Esa es la razón de mis casi nulas habilidades deportivas que me llevaron inexorablemente a la más grave lesión de tobillo que he tenido, cada una causada cuando he querido, ya muy a destiempo, practicar deportes.
Yo siempre supe que mi realidad no era la de todos los de las escuelas privadas, pero no había logrado notar el enorme contraste que puede existir también respecto de la educación pública. Esto acabó cuando conocí a mi novia, quien poco a poco me ha ido contando distintas anécdotas que tienen como contexto sus clases de ballet, danza regional, danza contemporánea, pintura, escultura, futbol, natación y atletismo, que ella escogió dentro de muchas otras opciones; sus talleres de innumerables oficios, sus clases de idiomas, sus horas de estudio en una verdadera biblioteca –la mía solo tenía enciclopedias viejas y una colección de revistas Muy Interesante-, el haber visto desde unas gradas jugar a sus compañeros futbol americano en un campo reglamentario y con el equipamiento adecuado, y muchas otras experiencias, que como abanico de opciones de formación integral solo se triplicaron cuando entró a la Universidad Nacional.
Cuando acabé de contar esto, como si hubiera estado planeado, pasamos justo enfrente de una de esas universidades de muchos planteles y ningún prestigio que está sobre el Viaducto y que lleva entristeciéndome por años.

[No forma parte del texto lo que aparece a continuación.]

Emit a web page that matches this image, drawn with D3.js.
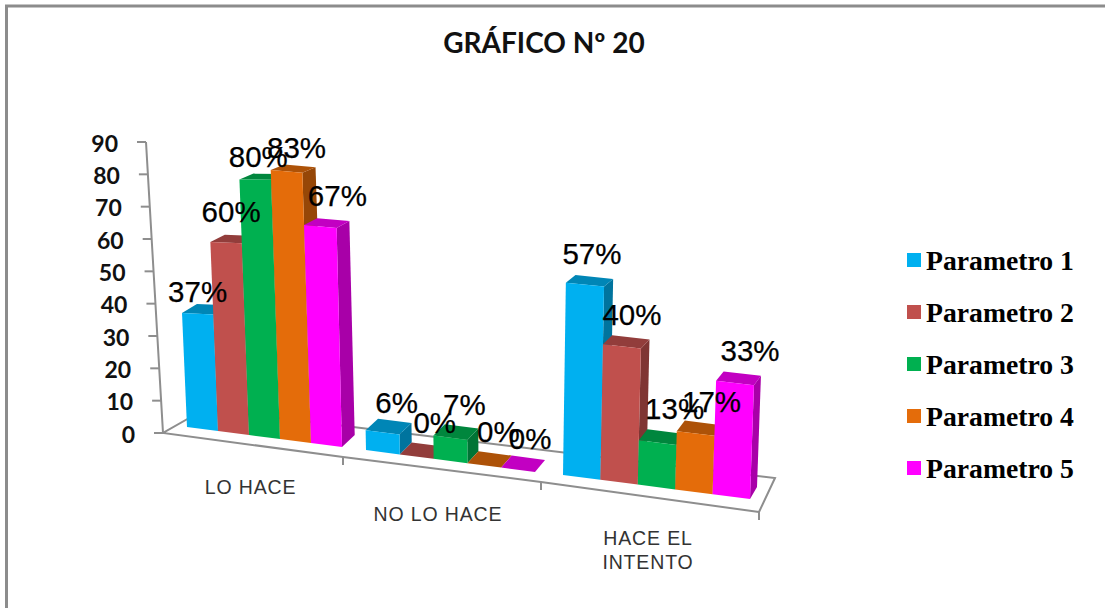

Pero esta vez, en vez de hacerme seguir envidiando las opciones que le dio a mi novia la educación pública, me hizo agradecer aquellos días del borrador o del toquín jazzero. Es una universidad que al haber sido construida improvisadamente –e inhumanamente, debo agregar- en un edificio, lleva a sus alumnos a tener que cruzar la pequeña lateral y sentarse, acostarse o jugar con un balón y mucha osadía, sobre las áreas verdes y en pendiente de 60 grados que separan tal lateral de los carriles centrales. Claramente, siempre se pueden tener más carencias de las que uno se queja.
No sé qué haya decidido el chofer, pero cuando me bajé del auto luchando con mis muletas, no le vi un solo gesto de angustia.